● Short exercise: Omit all images. Transcribe the rest of the material below exactly.

● Given information:
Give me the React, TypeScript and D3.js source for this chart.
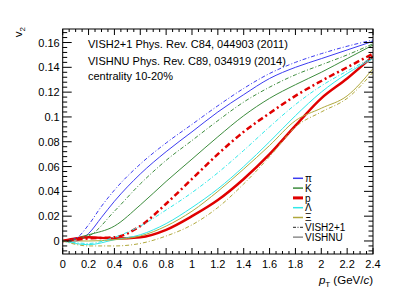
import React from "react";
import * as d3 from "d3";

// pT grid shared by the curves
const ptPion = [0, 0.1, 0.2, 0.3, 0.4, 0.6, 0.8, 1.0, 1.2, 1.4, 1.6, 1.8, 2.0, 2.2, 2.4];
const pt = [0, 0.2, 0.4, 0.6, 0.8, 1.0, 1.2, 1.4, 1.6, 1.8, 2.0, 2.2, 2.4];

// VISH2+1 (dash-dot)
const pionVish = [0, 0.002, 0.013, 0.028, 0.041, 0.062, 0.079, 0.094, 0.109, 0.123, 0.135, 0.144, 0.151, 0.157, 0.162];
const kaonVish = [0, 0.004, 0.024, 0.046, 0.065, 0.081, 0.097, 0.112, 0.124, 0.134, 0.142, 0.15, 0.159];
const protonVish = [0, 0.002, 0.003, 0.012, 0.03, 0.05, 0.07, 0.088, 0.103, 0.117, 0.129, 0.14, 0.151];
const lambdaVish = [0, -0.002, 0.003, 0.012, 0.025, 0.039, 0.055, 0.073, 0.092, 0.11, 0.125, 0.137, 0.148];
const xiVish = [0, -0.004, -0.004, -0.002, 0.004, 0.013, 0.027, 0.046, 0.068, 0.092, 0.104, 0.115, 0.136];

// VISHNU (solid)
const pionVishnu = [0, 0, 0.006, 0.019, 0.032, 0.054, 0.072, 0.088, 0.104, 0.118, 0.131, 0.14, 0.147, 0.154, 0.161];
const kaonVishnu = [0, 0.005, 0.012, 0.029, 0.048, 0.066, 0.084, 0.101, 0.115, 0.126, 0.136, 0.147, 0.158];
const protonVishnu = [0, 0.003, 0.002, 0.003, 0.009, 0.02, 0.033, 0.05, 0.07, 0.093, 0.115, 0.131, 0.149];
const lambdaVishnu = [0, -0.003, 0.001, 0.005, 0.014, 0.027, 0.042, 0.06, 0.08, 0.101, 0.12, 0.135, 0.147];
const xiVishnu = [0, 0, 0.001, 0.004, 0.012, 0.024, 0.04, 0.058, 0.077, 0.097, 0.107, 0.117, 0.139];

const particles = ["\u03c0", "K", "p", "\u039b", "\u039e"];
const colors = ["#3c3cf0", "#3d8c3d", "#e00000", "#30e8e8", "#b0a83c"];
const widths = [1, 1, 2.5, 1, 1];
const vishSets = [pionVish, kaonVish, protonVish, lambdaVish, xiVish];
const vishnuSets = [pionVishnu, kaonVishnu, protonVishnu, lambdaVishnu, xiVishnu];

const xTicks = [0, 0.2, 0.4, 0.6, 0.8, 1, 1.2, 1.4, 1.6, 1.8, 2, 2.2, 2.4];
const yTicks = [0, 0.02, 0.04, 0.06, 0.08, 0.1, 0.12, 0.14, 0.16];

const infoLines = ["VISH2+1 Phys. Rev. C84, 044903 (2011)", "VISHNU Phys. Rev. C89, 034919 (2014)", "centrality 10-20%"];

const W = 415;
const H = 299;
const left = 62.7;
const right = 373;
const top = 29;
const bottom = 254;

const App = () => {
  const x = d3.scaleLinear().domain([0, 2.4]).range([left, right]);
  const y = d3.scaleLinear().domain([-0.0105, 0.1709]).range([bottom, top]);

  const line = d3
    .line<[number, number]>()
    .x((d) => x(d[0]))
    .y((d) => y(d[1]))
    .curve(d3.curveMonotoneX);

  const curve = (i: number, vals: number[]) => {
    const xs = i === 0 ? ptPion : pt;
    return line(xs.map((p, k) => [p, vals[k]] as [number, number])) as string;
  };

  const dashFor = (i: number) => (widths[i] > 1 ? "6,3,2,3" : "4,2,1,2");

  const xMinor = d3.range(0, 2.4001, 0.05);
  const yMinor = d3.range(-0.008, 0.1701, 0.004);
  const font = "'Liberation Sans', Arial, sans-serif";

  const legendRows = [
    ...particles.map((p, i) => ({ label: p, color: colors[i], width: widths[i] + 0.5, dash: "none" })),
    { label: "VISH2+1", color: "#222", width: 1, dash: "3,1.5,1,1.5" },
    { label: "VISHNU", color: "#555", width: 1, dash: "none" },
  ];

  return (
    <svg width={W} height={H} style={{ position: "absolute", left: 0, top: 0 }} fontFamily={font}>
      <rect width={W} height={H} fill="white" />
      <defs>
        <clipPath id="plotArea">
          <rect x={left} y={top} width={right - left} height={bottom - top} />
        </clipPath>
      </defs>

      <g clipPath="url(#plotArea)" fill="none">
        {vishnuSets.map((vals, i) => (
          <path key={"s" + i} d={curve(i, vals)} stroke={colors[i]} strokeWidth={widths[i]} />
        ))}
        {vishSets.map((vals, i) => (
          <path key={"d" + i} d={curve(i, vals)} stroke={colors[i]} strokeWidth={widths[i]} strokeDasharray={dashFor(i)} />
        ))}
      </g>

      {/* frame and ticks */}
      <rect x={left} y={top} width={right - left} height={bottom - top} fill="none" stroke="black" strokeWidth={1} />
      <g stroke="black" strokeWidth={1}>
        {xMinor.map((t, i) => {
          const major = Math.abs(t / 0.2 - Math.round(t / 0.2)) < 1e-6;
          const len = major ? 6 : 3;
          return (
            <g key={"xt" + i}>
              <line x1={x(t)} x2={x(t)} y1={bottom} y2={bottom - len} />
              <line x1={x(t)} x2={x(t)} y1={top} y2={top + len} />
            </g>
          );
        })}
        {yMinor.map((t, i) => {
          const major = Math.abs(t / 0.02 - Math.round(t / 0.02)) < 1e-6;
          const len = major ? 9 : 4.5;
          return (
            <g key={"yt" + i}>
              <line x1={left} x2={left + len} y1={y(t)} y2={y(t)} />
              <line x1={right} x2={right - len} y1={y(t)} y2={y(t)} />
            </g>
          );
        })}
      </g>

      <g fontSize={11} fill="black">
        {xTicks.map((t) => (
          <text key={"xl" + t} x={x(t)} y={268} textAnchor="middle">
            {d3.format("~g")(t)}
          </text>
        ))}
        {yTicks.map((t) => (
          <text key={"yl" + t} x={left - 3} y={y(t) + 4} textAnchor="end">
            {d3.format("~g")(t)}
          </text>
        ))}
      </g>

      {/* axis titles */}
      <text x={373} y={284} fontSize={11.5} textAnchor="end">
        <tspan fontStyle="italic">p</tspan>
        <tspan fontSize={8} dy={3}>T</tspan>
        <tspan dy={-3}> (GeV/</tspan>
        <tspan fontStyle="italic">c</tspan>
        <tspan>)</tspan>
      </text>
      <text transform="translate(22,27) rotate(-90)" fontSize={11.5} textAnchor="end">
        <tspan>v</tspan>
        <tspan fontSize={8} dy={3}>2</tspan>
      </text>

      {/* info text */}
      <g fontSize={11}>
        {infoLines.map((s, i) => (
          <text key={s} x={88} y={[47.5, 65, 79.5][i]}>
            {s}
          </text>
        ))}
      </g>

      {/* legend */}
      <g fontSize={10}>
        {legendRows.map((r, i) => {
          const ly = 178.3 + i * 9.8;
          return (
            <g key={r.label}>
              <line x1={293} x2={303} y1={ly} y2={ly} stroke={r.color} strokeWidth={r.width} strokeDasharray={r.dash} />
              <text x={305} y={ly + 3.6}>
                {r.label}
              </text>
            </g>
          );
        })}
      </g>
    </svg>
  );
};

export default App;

● Output of the task:
Give me the React, TypeScript and D3.js source for this chart.
import React from "react";
import * as d3 from "d3";

// pT grid shared by the curves
const ptPion = [0, 0.1, 0.2, 0.3, 0.4, 0.6, 0.8, 1.0, 1.2, 1.4, 1.6, 1.8, 2.0, 2.2, 2.4];
const pt = [0, 0.2, 0.4, 0.6, 0.8, 1.0, 1.2, 1.4, 1.6, 1.8, 2.0, 2.2, 2.4];

// VISH2+1 (dash-dot)
const pionVish = [0, 0.002, 0.013, 0.028, 0.041, 0.062, 0.079, 0.094, 0.109, 0.123, 0.135, 0.144, 0.151, 0.157, 0.162];
const kaonVish = [0, 0.004, 0.024, 0.046, 0.065, 0.081, 0.097, 0.112, 0.124, 0.134, 0.142, 0.15, 0.159];
const protonVish = [0, 0.002, 0.003, 0.012, 0.03, 0.05, 0.07, 0.088, 0.103, 0.117, 0.129, 0.14, 0.151];
const lambdaVish = [0, -0.002, 0.003, 0.012, 0.025, 0.039, 0.055, 0.073, 0.092, 0.11, 0.125, 0.137, 0.148];
const xiVish = [0, -0.004, -0.004, -0.002, 0.004, 0.013, 0.027, 0.046, 0.068, 0.092, 0.104, 0.115, 0.136];

// VISHNU (solid)
const pionVishnu = [0, 0, 0.006, 0.019, 0.032, 0.054, 0.072, 0.088, 0.104, 0.118, 0.131, 0.14, 0.147, 0.154, 0.161];
const kaonVishnu = [0, 0.005, 0.012, 0.029, 0.048, 0.066, 0.084, 0.101, 0.115, 0.126, 0.136, 0.147, 0.158];
const protonVishnu = [0, 0.003, 0.002, 0.003, 0.009, 0.02, 0.033, 0.05, 0.07, 0.093, 0.115, 0.131, 0.149];
const lambdaVishnu = [0, -0.003, 0.001, 0.005, 0.014, 0.027, 0.042, 0.06, 0.08, 0.101, 0.12, 0.135, 0.147];
const xiVishnu = [0, 0, 0.001, 0.004, 0.012, 0.024, 0.04, 0.058, 0.077, 0.097, 0.107, 0.117, 0.139];

const particles = ["\u03c0", "K", "p", "\u039b", "\u039e"];
const colors = ["#3c3cf0", "#3d8c3d", "#e00000", "#30e8e8", "#b0a83c"];
const widths = [1, 1, 2.5, 1, 1];
const vishSets = [pionVish, kaonVish, protonVish, lambdaVish, xiVish];
const vishnuSets = [pionVishnu, kaonVishnu, protonVishnu, lambdaVishnu, xiVishnu];

const xTicks = [0, 0.2, 0.4, 0.6, 0.8, 1, 1.2, 1.4, 1.6, 1.8, 2, 2.2, 2.4];
const yTicks = [0, 0.02, 0.04, 0.06, 0.08, 0.1, 0.12, 0.14, 0.16];

const infoLines = ["VISH2+1 Phys. Rev. C84, 044903 (2011)", "VISHNU Phys. Rev. C89, 034919 (2014)", "centrality 10-20%"];

const W = 415;
const H = 299;
const left = 62.7;
const right = 373;
const top = 29;
const bottom = 254;

const App = () => {
  const x = d3.scaleLinear().domain([0, 2.4]).range([left, right]);
  const y = d3.scaleLinear().domain([-0.0105, 0.1709]).range([bottom, top]);

  const line = d3
    .line<[number, number]>()
    .x((d) => x(d[0]))
    .y((d) => y(d[1]))
    .curve(d3.curveMonotoneX);

  const curve = (i: number, vals: number[]) => {
    const xs = i === 0 ? ptPion : pt;
    return line(xs.map((p, k) => [p, vals[k]] as [number, number])) as string;
  };

  const dashFor = (i: number) => (widths[i] > 1 ? "6,3,2,3" : "4,2,1,2");

  const xMinor = d3.range(0, 2.4001, 0.05);
  const yMinor = d3.range(-0.008, 0.1701, 0.004);
  const font = "'Liberation Sans', Arial, sans-serif";

  const legendRows = [
    ...particles.map((p, i) => ({ label: p, color: colors[i], width: widths[i] + 0.5, dash: "none" })),
    { label: "VISH2+1", color: "#222", width: 1, dash: "3,1.5,1,1.5" },
    { label: "VISHNU", color: "#555", width: 1, dash: "none" },
  ];

  return (
    <svg width={W} height={H} style={{ position: "absolute", left: 0, top: 0 }} fontFamily={font}>
      <rect width={W} height={H} fill="white" />
      <defs>
        <clipPath id="plotArea">
          <rect x={left} y={top} width={right - left} height={bottom - top} />
        </clipPath>
      </defs>

      <g clipPath="url(#plotArea)" fill="none">
        {vishnuSets.map((vals, i) => (
          <path key={"s" + i} d={curve(i, vals)} stroke={colors[i]} strokeWidth={widths[i]} />
        ))}
        {vishSets.map((vals, i) => (
          <path key={"d" + i} d={curve(i, vals)} stroke={colors[i]} strokeWidth={widths[i]} strokeDasharray={dashFor(i)} />
        ))}
      </g>

      {/* frame and ticks */}
      <rect x={left} y={top} width={right - left} height={bottom - top} fill="none" stroke="black" strokeWidth={1} />
      <g stroke="black" strokeWidth={1}>
        {xMinor.map((t, i) => {
          const major = Math.abs(t / 0.2 - Math.round(t / 0.2)) < 1e-6;
          const len = major ? 6 : 3;
          return (
            <g key={"xt" + i}>
              <line x1={x(t)} x2={x(t)} y1={bottom} y2={bottom - len} />
              <line x1={x(t)} x2={x(t)} y1={top} y2={top + len} />
            </g>
          );
        })}
        {yMinor.map((t, i) => {
          const major = Math.abs(t / 0.02 - Math.round(t / 0.02)) < 1e-6;
          const len = major ? 9 : 4.5;
          return (
            <g key={"yt" + i}>
              <line x1={left} x2={left + len} y1={y(t)} y2={y(t)} />
              <line x1={right} x2={right - len} y1={y(t)} y2={y(t)} />
            </g>
          );
        })}
      </g>

      <g fontSize={11} fill="black">
        {xTicks.map((t) => (
          <text key={"xl" + t} x={x(t)} y={268} textAnchor="middle">
            {d3.format("~g")(t)}
          </text>
        ))}
        {yTicks.map((t) => (
          <text key={"yl" + t} x={left - 3} y={y(t) + 4} textAnchor="end">
            {d3.format("~g")(t)}
          </text>
        ))}
      </g>

      {/* axis titles */}
      <text x={373} y={284} fontSize={11.5} textAnchor="end">
        <tspan fontStyle="italic">p</tspan>
        <tspan fontSize={8} dy={3}>T</tspan>
        <tspan dy={-3}> (GeV/</tspan>
        <tspan fontStyle="italic">c</tspan>
        <tspan>)</tspan>
      </text>
      <text transform="translate(22,27) rotate(-90)" fontSize={11.5} textAnchor="end">
        <tspan>v</tspan>
        <tspan fontSize={8} dy={3}>2</tspan>
      </text>

      {/* info text */}
      <g fontSize={11}>
        {infoLines.map((s, i) => (
          <text key={s} x={88} y={[47.5, 65, 79.5][i]}>
            {s}
          </text>
        ))}
      </g>

      {/* legend */}
      <g fontSize={10}>
        {legendRows.map((r, i) => {
          const ly = 178.3 + i * 9.8;
          return (
            <g key={r.label}>
              <line x1={293} x2={303} y1={ly} y2={ly} stroke={r.color} strokeWidth={r.width} strokeDasharray={r.dash} />
              <text x={305} y={ly + 3.6}>
                {r.label}
              </text>
            </g>
          );
        })}
      </g>
    </svg>
  );
};

export default App;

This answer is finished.